Whether the term is “ready to go” or “shovel-ready,” when one considers our nation’s natural resources infrastructure, there are literally tens-of-thousands of investment opportunities that will yield family-supporting jobs and economic activity immediately while at the same time yielding long-lasting benefits. The jobs that come from these “green investments” aren’t likely to be out-sourced to other countries nor will the benefits accrue solely to other countries. Neither will they exacerbate global climate change. We urge you to consider investments in the nation’s forests, parks and refuges as well as in private forests and rangelands to ensure adequate supplies of clean water, enhanced storage of carbon, alternative sources of renewable energy and the multitude of benefits that flow from nature’s bounty – renewable wood and paper products, wildlife habitats and places for recreation and re-creation of the American soul and spirit.

We at the U.S. Endowment are, like you, very new in our position. Yet, we are full of hope and anticipate the great change that will benefit not just our generation, but many generations of Americans to come.

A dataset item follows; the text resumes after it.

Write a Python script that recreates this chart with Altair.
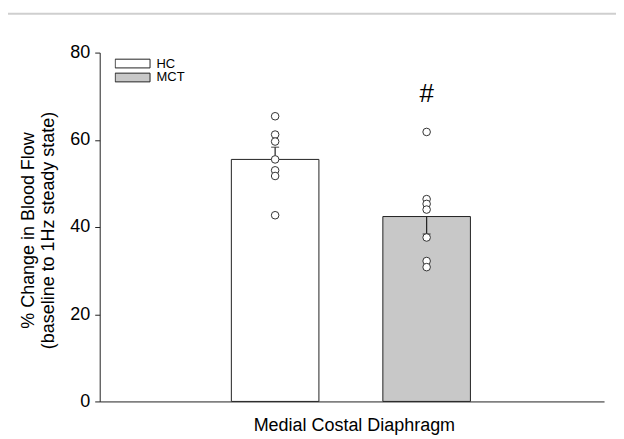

We stand ready to do our part and look forward to partnering with you to invest in America’s natural resources infrastructure to serve current and future generations. An investment in our nation’s natural resources infrastructure will yield unprecedented potential in terms of environmental and human health, green energy, environmentally-preferable products, clean air and water and a higher quality of life for all Americans – urban and rural.